Eugene Schied, assistant commissioner of the CBP's office of administration for CBP, said the IG used flawed methods to draw its conclusions.

“The expectations the OIG focused on were based on the program receiving resources that were not obtained, performance measures that were never employed by CBP, or technological capabilities that have been surpassed,” Scheid said. “This context is critical for presenting an accurate assessment of the CBP UAS program’s current performance and achievements.”

Scheid went on to say in his memo that CBP has no plans to acquire additional UAS beyond the one replacement aircraft, nor does the Office of Air and Marine have a contract or funding in place to expand the program.

He said current funding is being used to expand the program’s infrastructure and increase the utilization of the fleet.

Rep. Duncan Hunter (R-Calif.) called for patience with the UAS program.

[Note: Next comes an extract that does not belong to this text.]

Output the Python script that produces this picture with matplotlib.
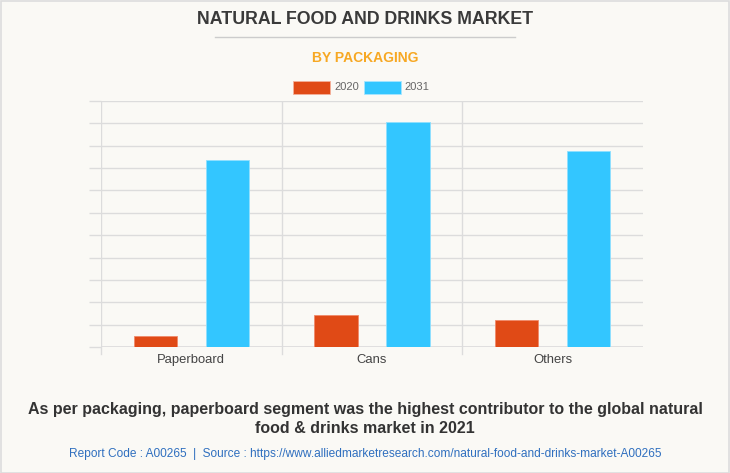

“It’s a lot cheaper to use drones than helicopters and they can stay in the air longer,” Hunter said. “It still comes down to having the manpower on the ground to support the drone missions.”

Hunter said CBP needs to figure out what the need and use of the UAS is but marry that strategy with human resources on the ground. He made the correlation to the limitations other forms of border security technology such as sensors has in that unless there are agents who can respond quickly to the location, they do little good.

“Right now, I’m not sure CBP has the manpower to support the drone missions,” Hunter said.

What he did express concern over, also given the rise in unaccompanied children crossing the border this year was that, “CBP isn’t doing themselves any favor by flying less hours.”